1. coat is an "outer shell" that doubles as a 'wind breaker/rain coat' if you don't have the under layers for fall/spring;

2. fleece layer, which simply doubles as a fall/spring jacket when it is not raining;

3. sweater layer (we use thin merino here, so it looks nice and not bulky; we each own one);

4. shirt layer (can be dress, t that is short or long sleeved);

5. under layer (silks).

 

now, in full on winter, such as our firebird festival, we would definitely be wearing these layers. in fact, all of those layers--and hats, scarves, gloves, thick socks, and our keen train shoes. 

 

right now, because we are in summer, i have packed away the outer shells, the fleeces, the merino sweaters, and the under layers. the shirts we can--and do--wear all year round. we also wear jeans all year round, so i don't have to worry about that.

 

Basically, in addition to the above, here is what i own:

 

1. 3 dresses

2. 3 skirts

3. 7 undershirts (tanks)

4. 7 t-shirts (long or 3/4 sleeve)

5. 3 jeans

6. underwear and mamma cloth

7. pjs

8. 3 yoga pants

9. bathing suit

10. denim jacket

11. 2 dress jacket (look good with jeans)

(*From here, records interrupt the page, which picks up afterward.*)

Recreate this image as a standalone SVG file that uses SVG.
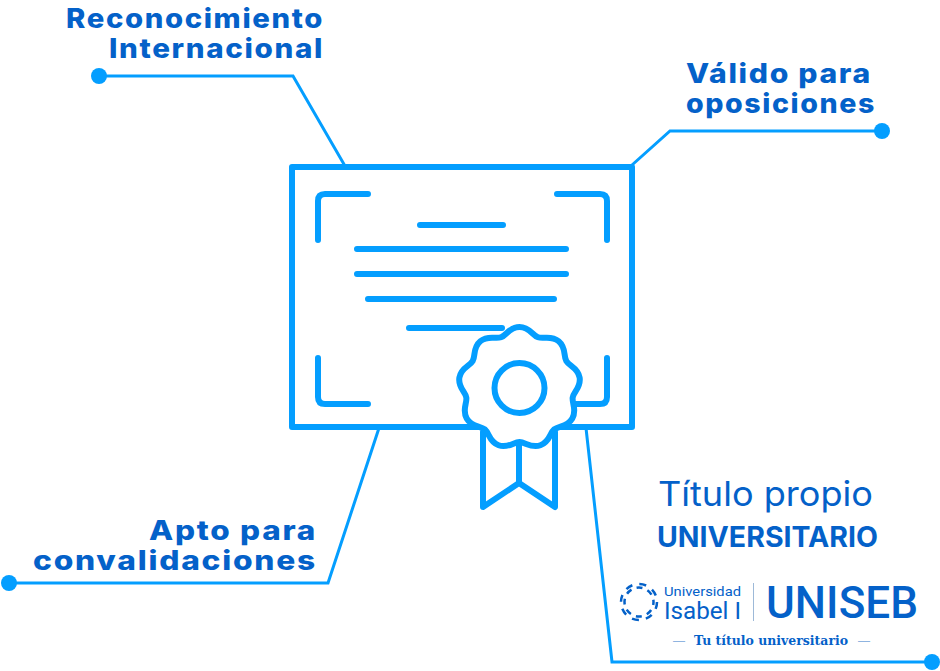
<svg xmlns="http://www.w3.org/2000/svg" width="940" height="671" viewBox="0 0 940 671">
<style>
.conn{fill:none;stroke:#049eff;stroke-width:3}
.dot{fill:#049eff}
.ic{fill:none;stroke:#049eff;stroke-width:6;stroke-linecap:round;stroke-linejoin:round}
.lab{font-family:"Inter","Liberation Sans",sans-serif;font-weight:800;font-size:27px;fill:#0461c9;letter-spacing:1.5px}
.logo{fill:#0461c9;font-family:"Roboto","Liberation Sans",sans-serif}
.ttl{font-family:"Inter","Liberation Sans",sans-serif}
</style>
<rect width="940" height="671" fill="#fff"/>
<g id="connectors">
<polyline class="conn" points="99,76 293,76 345,166"/>
<circle class="dot" cx="99" cy="76" r="8"/>
<polyline class="conn" points="882,131 670,131 632,165"/>
<circle class="dot" cx="882" cy="131" r="8"/>
<polyline class="conn" points="9,583 328,583 379,428"/>
<circle class="dot" cx="9" cy="583" r="8"/>
<polyline class="conn" points="932,662 612,662 586,428"/>
<circle class="dot" cx="932" cy="662" r="8"/>
</g>
<g id="certificate">
<rect class="ic" x="292" y="167" width="340" height="260" fill="#fff"/>
<path class="ic" d="M368,194H325Q318,194 318,201V240M557,194H600Q607,194 607,201V240M318,358V397Q318,404 325,404H368M607,358V397Q607,404 600,404H570"/>
<path class="ic" d="M420,225H503M357,249H566M357,274H566M368,299H554M409,328H502"/>
</g>
<g id="seal">
<path class="ic" d="M483,432V507L519,483L555,507V432M519,445V483"/>
<path class="ic" style="fill:#fff" d="M519.5,327C529.5,327 532.4,335.25 538,337.3S551,334.9 558.7,341.3S563.3,355.8 566.3,361S577.9,367.6 579.6,377.4S573.7,391.5 572.7,397.4S577.3,409.8 572.3,418.5S558.8,425.5 554.2,429.4S549.8,441.9 540.4,445.3S525.5,442 519.5,442S508,448.7 498.6,445.3S489.4,433.3 484.8,429.4S471.7,427.2 466.7,418.5S467.3,403.3 466.3,397.4S457.7,387.3 459.4,377.4S469.7,366.2 472.7,361S472.6,347.7 480.3,341.3S495.4,339.35 501,337.3S509.5,327 519.5,327Z"/>
<circle class="ic" cx="519.5" cy="388" r="25"/>
</g>
<g id="label-reconocimiento">
<text class="lab" x="66" y="28" textLength="258" lengthAdjust="spacingAndGlyphs">Reconocimiento</text>
<text class="lab" x="109" y="58" textLength="215" lengthAdjust="spacingAndGlyphs">Internacional</text>
</g>
<g id="label-valido">
<text class="lab" x="686" y="83" textLength="186" lengthAdjust="spacingAndGlyphs">Válido para</text>
<text class="lab" x="686" y="113" textLength="190" lengthAdjust="spacingAndGlyphs">oposiciones</text>
</g>
<g id="label-apto">
<text class="lab" x="149" y="540" textLength="168" lengthAdjust="spacingAndGlyphs">Apto para</text>
<text class="lab" x="33" y="570" textLength="284" lengthAdjust="spacingAndGlyphs">convalidaciones</text>
</g>
<g id="logo">
<text class="logo ttl" x="658" y="506" font-size="34" textLength="215" lengthAdjust="spacingAndGlyphs">Título propio</text>
<text class="logo ttl" x="657" y="547" font-size="28" font-weight="700" textLength="221" lengthAdjust="spacingAndGlyphs">UNIVERSITARIO</text>
<g fill="none" stroke="#0461c9" stroke-width="2.5">
<circle cx="639" cy="602" r="18" stroke-dasharray="7 7.1"/>
<circle cx="639" cy="602" r="14.5" stroke-dasharray="6 5.4" stroke-dashoffset="3"/>
</g>
<text class="logo" x="664" y="596" font-size="13" textLength="77" lengthAdjust="spacingAndGlyphs">Universidad</text>
<text class="logo" x="664" y="619" font-size="23" textLength="77" lengthAdjust="spacingAndGlyphs">Isabel I</text>
<rect x="753" y="583" width="1" height="38" fill="#9db9d8"/>
<text class="logo" x="766" y="618" font-size="44" font-weight="500" textLength="152">UNISEB</text>
<text x="673" y="645" font-size="12" fill="#8fb4e0" font-family="Liberation Sans, sans-serif">—</text>
<text x="694" y="645" font-size="12.5" font-weight="700" fill="#0461c9" font-family="DejaVu Serif, serif" textLength="154" lengthAdjust="spacingAndGlyphs">Tu título universitario</text>
<text x="858" y="645" font-size="12" fill="#8fb4e0" font-family="Liberation Sans, sans-serif">—</text>
</g>
</svg>
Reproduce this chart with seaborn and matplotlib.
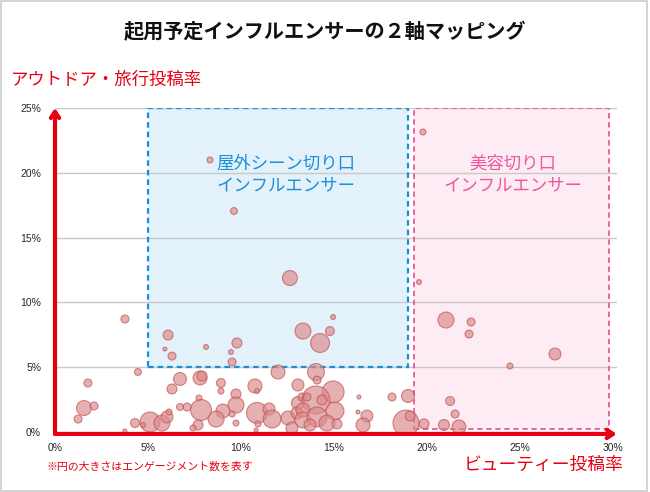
import matplotlib
matplotlib.use("Agg")
import matplotlib.pyplot as plt
from matplotlib.patches import Rectangle
import seaborn as sns
import pandas as pd

# ---------------- data ----------------
beauty_rate = [8.33, 9.62, 19.78, 12.63, 19.57, 21.02, 22.37, 22.26, 26.88, 24.46,
               13.33, 14.78, 14.95, 14.25, 3.76, 6.08, 5.91, 6.29, 8.12, 9.78,
               9.46, 9.52, 4.46, 1.77, 1.56, 2.10, 1.24, 6.72, 6.29, 7.80,
               7.90, 8.92, 8.92, 9.73, 7.74, 7.85, 7.10, 6.72, 9.03, 8.66,
               9.73, 9.52, 9.73, 10.75, 10.86, 10.86, 11.51, 11.67, 11.99, 13.06,
               13.28, 12.53, 13.01, 12.74, 14.03, 14.09, 13.06, 14.95, 14.03, 14.35,
               15.05, 13.33, 13.33, 14.09, 14.62, 15.16, 13.71, 5.11, 5.75, 6.02,
               6.13, 4.30, 4.73, 3.76, 7.69, 7.42, 10.91, 10.81, 16.34, 16.29,
               18.12, 18.98, 16.77, 16.56, 18.87, 19.09, 19.84, 21.24, 21.51, 20.91,
               21.72, 13.55]
outdoor_rate = [20.99, 17.05, 23.15, 11.88, 11.57, 8.64, 8.49, 7.56, 6.02, 5.09,
                7.79, 7.79, 8.87, 6.87, 8.72, 7.48, 6.40, 5.86, 6.56, 6.87,
                6.17, 5.40, 4.63, 3.78, 1.85, 2.01, 1.00, 4.09, 3.32, 4.17,
                4.32, 3.78, 3.16, 2.93, 2.62, 1.70, 1.93, 1.93, 1.62, 1.00,
                2.08, 1.39, 0.69, 3.55, 3.16, 1.47, 1.77, 1.00, 4.63, 2.24,
                2.70, 1.08, 1.47, 0.31, 4.63, 4.01, 3.63, 3.09, 2.47, 2.47,
                1.62, 1.70, 0.93, 1.16, 0.69, 0.62, 0.54, 0.77, 0.69, 1.16,
                1.54, 0.69, 0.54, 0.08, 0.54, 0.31, 0.62, 0.15, 2.70, 1.54,
                2.70, 2.78, 1.23, 0.54, 0.69, 1.23, 0.62, 2.39, 1.39, 0.54,
                0.39, 2.70]
engagement = [90, 120, 90, 560, 60, 640, 160, 160, 360, 90,
              640, 200, 60, 900, 160, 250, 40, 160, 60, 250,
              60, 160, 120, 160, 560, 160, 160, 420, 250, 490,
              250, 200, 90, 250, 90, 1100, 160, 120, 490, 640,
              640, 90, 90, 490, 60, 1100, 360, 810, 490, 420,
              160, 490, 360, 360, 720, 160, 360, 1210, 1960, 250,
              810, 490, 640, 1000, 640, 250, 360, 1000, 640, 360,
              90, 200, 60, 40, 250, 90, 90, 40, 40, 40,
              160, 420, 360, 490, 1690, 250, 250, 200, 160, 300,
              490, 160]

x_ticks = [0, 5, 10, 15, 20, 25, 30]
y_ticks = [0, 5, 10, 15, 20, 25]
tick_labels_x = ["0%", "5%", "10%", "15%", "20%", "25%", "30%"]
tick_labels_y = ["0%", "5%", "10%", "15%", "20%", "25%"]

title = "起用予定インフルエンサーの２軸マッピング"
y_label = "アウトドア・旅行投稿率"
x_label = "ビューティー投稿率"
note = "※円の大きさはエンゲージメント数を表す"
outdoor_zone_label = "屋外シーン切り口\nインフルエンサー"
beauty_zone_label = "美容切り口\nインフルエンサー"

df = pd.DataFrame({"beauty": beauty_rate, "outdoor": outdoor_rate, "eng": engagement})

# ---------------- style ----------------
sns.set_style("white")
plt.rcParams["font.family"] = ["Noto Sans CJK JP", "DejaVu Sans"]

RED = "#e60012"
BLUE = "#1a8fd6"
PINK = "#f0559e"

W, H = 650, 492
fig = plt.figure(figsize=(6.5, 4.92), dpi=100)

def fx(px):
    return px / W

def fy(py):
    return 1 - py / H

x_max = 30.2
ax = fig.add_axes([fx(55), fy(432), fx(55 + 18.6 * x_max) - fx(55), fy(108) - fy(432)])
ax.set_xlim(0, x_max)
ax.set_ylim(0, 25)

# zones
ax.add_patch(Rectangle((5, 5), 18.96 - 5, 20, facecolor="#e3f1fb", edgecolor="none", zorder=0.5))
ax.add_patch(Rectangle((19.3, 0.25), 29.8 - 19.3, 24.75, facecolor="#fdecf4", edgecolor="none", zorder=0.5))
ax.add_patch(Rectangle((5, 5), 18.96 - 5, 20, facecolor="none", edgecolor=BLUE,
                       linestyle=(0, (2.5, 1.8)), linewidth=1.6, zorder=1.6))
ax.add_patch(Rectangle((19.3, 0.25), 29.8 - 19.3, 24.75, facecolor="none", edgecolor=PINK,
                       linestyle=(0, (3, 2)), linewidth=1.3, zorder=1.6))

# grid
for yv in y_ticks[1:]:
    ax.axhline(yv, color="#c9c9c9", linewidth=1.0, zorder=1)

# bubbles
sns.scatterplot(data=df, x="beauty", y="outdoor", size="eng",
                sizes=(0, 405), size_norm=(0, 1960),
                color="#d98a8c", alpha=0.67, edgecolor="#c0504d", linewidth=0.8,
                legend=False, ax=ax, zorder=2)

ax.set_xlabel("")
ax.set_ylabel("")
for s in ax.spines.values():
    s.set_visible(False)

ax.set_xticks(x_ticks)
ax.set_xticklabels(tick_labels_x, fontsize=7.5, family=["Liberation Sans", "DejaVu Sans"])
ax.set_yticks(y_ticks)
ax.set_yticklabels(tick_labels_y, fontsize=7.5, family=["Liberation Sans", "DejaVu Sans"])
ax.tick_params(axis="both", length=0)
ax.tick_params(axis="x", pad=8)
ax.tick_params(axis="y", pad=10)

# red arrow axes
ax.annotate("", xy=(0, 1.0), xytext=(0, -0.006), xycoords="axes fraction",
            arrowprops=dict(arrowstyle="->,head_length=0.45,head_width=0.3", color=RED,
                            lw=3, shrinkA=0, shrinkB=0), zorder=5, annotation_clip=False)
ax.annotate("", xy=(1.0, -0.006), xytext=(0, -0.006), xycoords="axes fraction",
            arrowprops=dict(arrowstyle="->,head_length=0.45,head_width=0.3", color=RED,
                            lw=3, shrinkA=0, shrinkB=0), zorder=5, annotation_clip=False)

# zone labels
ax.text(12.4, 19.9, outdoor_zone_label, color=BLUE, fontsize=12.5, ha="center", va="center",
        linespacing=1.25, zorder=3)
ax.text(24.6, 19.9, beauty_zone_label, color=PINK, fontsize=12.5, ha="center", va="center",
        linespacing=1.25, zorder=3)

# texts
fig.text(0.5, fy(32), title, ha="center", va="center", fontsize=14.5, fontweight="bold", color="#111111")
fig.text(fx(11), fy(80), y_label, ha="left", va="center", fontsize=12.5, color=RED)
fig.text(fx(623), fy(465), x_label, ha="right", va="center", fontsize=12.8, color=RED)
fig.text(fx(46), fy(467), note, ha="left", va="center", fontsize=7.8, color=RED)

# border
fig.add_artist(Rectangle((0.002, 0.003), 0.994, 0.994, transform=fig.transFigure,
                         facecolor="none", edgecolor="#cccccc", linewidth=1.2))

fig.savefig("out.png", dpi=100)
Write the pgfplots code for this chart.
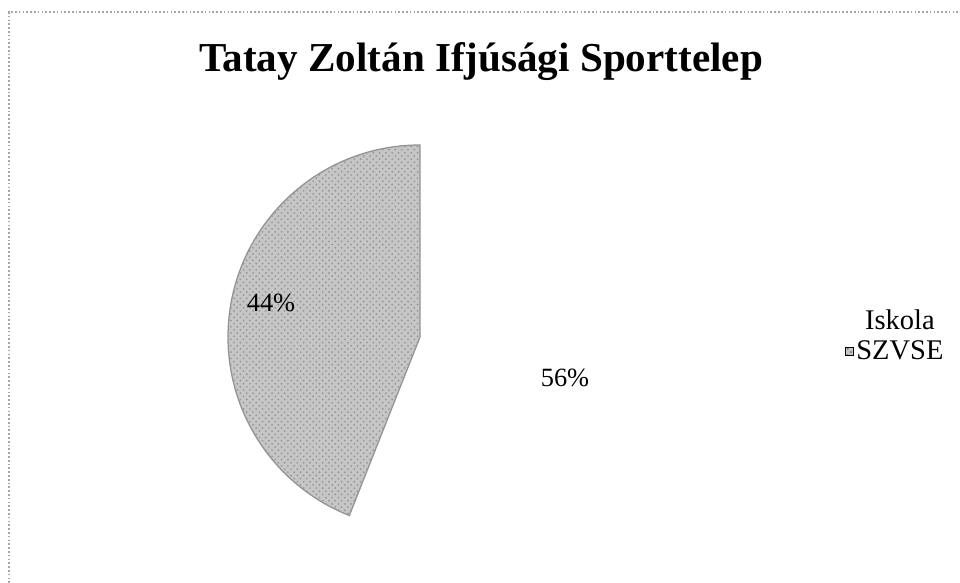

12. less than 5 pairs of shoes (here, i do have some in storage in the US)

 

my DH has

 

1. 3 jeans

2. 3 shorts (one is a bathing suit)

3. 7 t-shirts

4. 2 dress shirts

5. one suit

6. two pair of dressier pants (one ripped earlier this week, so we'll make those into shorts and replace them)

7. 2 polo-style shirts

8. undergarments

9. one work out gear (shorts, t-shirt)

10. various socks

11. two jackets (one fall/winter, one dressy to wear with jeans/etc)

12. 6 pairs of shoes

13. PJs

 

my son has

 

1. 4 pairs of overalls

2. 4 pairs of pants

3. 4 sweaters

4. 10 shirts

5. 2 PJs

6. 12 trainers (we did EC, so it cuts down on how many diapers you have to wash by a lot; we are just about to move him to underwear)

7. socks

8. 1 pair of shoes and one pair of rainboots

9. rain gear (pants and jacket)

 

we simplified down to things that can mix-and-match, things that are hardy and can be washed frequenly, and things that can be worn in a variety of occasions. i so feel like my son has too much clothing (my mother and MIL send it, usually doubling what i ask for), so a lot of it doesn't get worn all that often. 

 

so, we literally have a load of wash every day or every-other day, and that goes straight back into the drawers.

 

i store out-of-season clothing in those "space bags"--cleaned, folded, put in--and then inside our suitcases which are stored in our closet. right now, two suitcases have clothes stored, because winter clothes take up much more space.